On Wednesday, the $2.7 trillion-asset bank reaffirmed its commitment to achieving a key profitability metric by year-end. Citi expects to realize a return on tangible common equity of 10-11%. During the fourth quarter, that metric came in at 5.1%.
Citi had an eventful fourth quarter. About four weeks ago, it announced the completion of its sale of a 25% stake in Grupo Financiero Banamex, its retail banking subsidiary in Mexico.
One-quarter of Banamex is now owned by Mexican businessman Fernando Chico Pardo. Citi, which will continue to offer institutional banking in Mexico, still expects to conduct an initial public offering at some point in the future in order to sell the rest of its stake in Banamex.
Exiting retail banking in Mexico is part of Fraser's broader retreat from international retail banking.
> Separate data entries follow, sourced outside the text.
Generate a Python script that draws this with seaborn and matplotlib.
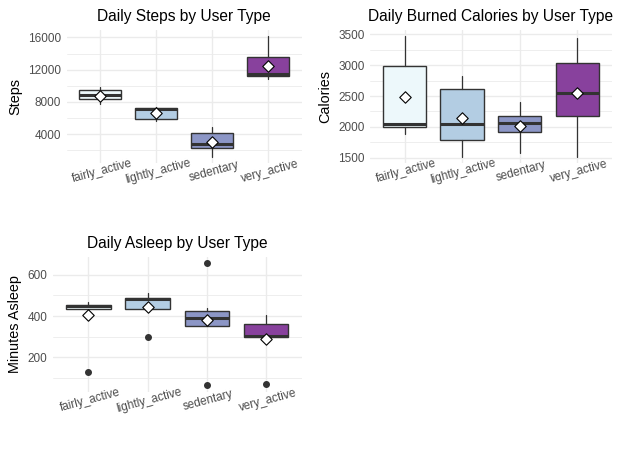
import matplotlib
matplotlib.use("Agg")
import matplotlib.pyplot as plt
from matplotlib.ticker import MultipleLocator
import pandas as pd
import seaborn as sns

USER_TYPES = ["fairly_active", "lightly_active", "sedentary", "very_active"]
PALETTE = ["#EDF8FB", "#B3CDE3", "#8C96C6", "#88419D"]

# box summaries: lower whisker, q1, median, q3, upper whisker
STEPS_WHISLO = [7690, 5650, 1110, 10870]
STEPS_Q1 = [8310, 5860, 2220, 11170]
STEPS_MED = [8850, 7050, 2730, 11450]
STEPS_Q3 = [9470, 7190, 4090, 13530]
STEPS_WHISHI = [9800, 7350, 4870, 16210]
STEPS_MEAN = [8760, 6570, 2970, 12480]
STEPS_OUTLIERS = [[], [], [], []]

CAL_WHISLO = [1884, 1516, 1581, 1516]
CAL_Q1 = [1993, 1782, 1912, 2171]
CAL_MED = [2046, 2046, 2067, 2554]
CAL_Q3 = [2991, 2609, 2181, 3030]
CAL_WHISHI = [3478, 2824, 2403, 3435]
CAL_MEAN = [2479, 2139, 2014, 2550]
CAL_OUTLIERS = [[], [], [], []]

SLEEP_WHISLO = [433, 433, 352, 299]
SLEEP_Q1 = [433, 433, 352, 299]
SLEEP_MED = [449, 483, 392, 302]
SLEEP_Q3 = [454, 486, 426, 360]
SLEEP_WHISHI = [467, 511, 438, 405]
SLEEP_MEAN = [405, 444, 380, 287]
SLEEP_OUTLIERS = [[129], [297], [658, 64], [69]]

W, H = 620, 454
GRID = "#EBEBEB"
DARK = "#333333"


def box_stats(lo, q1, med, q3, hi, fliers):
    return [
        {"whislo": a, "q1": b, "med": c, "q3": d, "whishi": e, "fliers": f}
        for a, b, c, d, e, f in zip(lo, q1, med, q3, hi, fliers)
    ]


def panel(fig, px, title, ylabel, stats, means, ylim, major, minor, label_x):
    x0, y0, x1, y1 = px
    ax = fig.add_axes([x0 / W, 1 - y1 / H, (x1 - x0) / W, (y1 - y0) / H])
    pos = list(range(len(USER_TYPES)))
    bp = ax.bxp(
        stats,
        positions=pos,
        widths=0.75,
        patch_artist=True,
        showcaps=False,
        boxprops=dict(edgecolor=DARK, linewidth=1.0),
        medianprops=dict(color=DARK, linewidth=2.2),
        whiskerprops=dict(color=DARK, linewidth=0.9),
        flierprops=dict(marker="o", markerfacecolor=DARK, markeredgecolor=DARK, markersize=4),
        zorder=3,
    )
    for patch, color in zip(bp["boxes"], PALETTE):
        patch.set_facecolor(color)

    mean_df = pd.DataFrame({"pos": pos, "mean": means})
    sns.scatterplot(
        data=mean_df, x="pos", y="mean", marker="D", s=34,
        color="white", edgecolor="black", linewidth=0.8, zorder=5, ax=ax, legend=False,
    )

    ax.set_xlim(-0.6, len(USER_TYPES) - 0.4)
    ax.set_ylim(*ylim)
    ax.set_xticks(pos)
    ax.set_xticklabels(USER_TYPES, rotation=15, ha="center", va="top", rotation_mode="anchor")
    ax.yaxis.set_major_locator(MultipleLocator(major))
    ax.yaxis.set_minor_locator(MultipleLocator(minor))
    ax.grid(True, which="major", color=GRID, linewidth=1.0)
    ax.grid(True, which="minor", axis="y", color=GRID, linewidth=0.6)
    ax.set_axisbelow(True)
    for sp in ax.spines.values():
        sp.set_visible(False)
    ax.tick_params(axis="both", which="both", length=0, labelsize=8.5, labelcolor="#4D4D4D")
    ax.tick_params(axis="y", pad=4)
    ax.tick_params(axis="x", pad=2)
    ax.set_xlabel("")
    ax.set_ylabel(ylabel, fontsize=10.4, color="black")
    ax.yaxis.set_label_coords(label_x, 0.5)
    ax.set_title(title, fontsize=11.2, color="black", pad=6.5)
    return ax


sns.set_theme(style="white")
plt.rcParams["font.family"] = ["Liberation Sans", "DejaVu Sans"]

fig = plt.figure(figsize=(W / 100, H / 100), dpi=100)
fig.patch.set_facecolor("white")

panel(
    fig, (66.7, 30, 301.7, 163), "Daily Steps by User Type", "Steps",
    box_stats(STEPS_WHISLO, STEPS_Q1, STEPS_MED, STEPS_Q3, STEPS_WHISHI, STEPS_OUTLIERS),
    STEPS_MEAN, (398, 16920), 4000, 2000, -0.19,
)
panel(
    fig, (370, 30, 611.7, 163), "Daily Burned Calories by User Type", "Calories",
    box_stats(CAL_WHISLO, CAL_Q1, CAL_MED, CAL_Q3, CAL_WHISHI, CAL_OUTLIERS),
    CAL_MEAN, (1414, 3570), 500, 250, -0.158,
)
panel(
    fig, (52.7, 256.7, 301.7, 391.5), "Daily Asleep by User Type", "Minutes Asleep",
    box_stats(SLEEP_WHISLO, SLEEP_Q1, SLEEP_MED, SLEEP_Q3, SLEEP_WHISHI, SLEEP_OUTLIERS),
    SLEEP_MEAN, (34, 688), 200, 100, -0.125,
)

fig.savefig("out.png", dpi=100, facecolor="white")
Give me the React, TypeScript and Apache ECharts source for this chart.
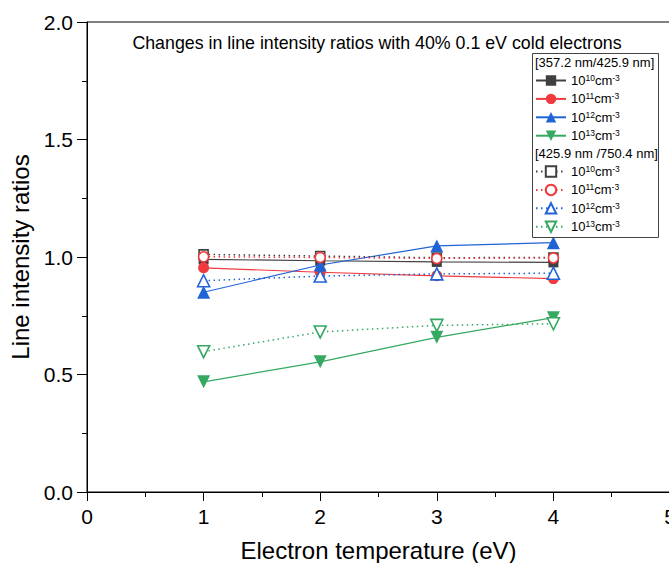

Since she became CEO in March 2021, Citi has announced plans to sell or wind down consumer franchises in 14 countries. Most of the exits have been completed.
Also last month, Citi made progress on moving beyond the regulatory consent orders that have dogged the megabank for years. The Office of the Comptroller of the Currency announced that it had terminated an amended consent order that it filed against Citi in July 2024 for allegedly violating the requirements of earlier consent orders.
Citi has been working for five years to free itself from a pair of enforcement actions that required the bank to improve its enterprisewide risk management and internal controls program. Both of those 2020 enforcement actions remain in place.
In November, Citiannounced a management shuffle and a realignment of its retail business. Mark Mason, who has been the megabank's chief financial officer since 2019, will serve in the CFO role until early March, with plans to leave the company by the end of the year. His replacement as CFO will be Gonzalo Luchetti, who has been head of Citi's U.S. personal banking business since early 2021.
The bank, which plans to host an investor day in May, is reportedly cutting approximately 1,000 jobs this week.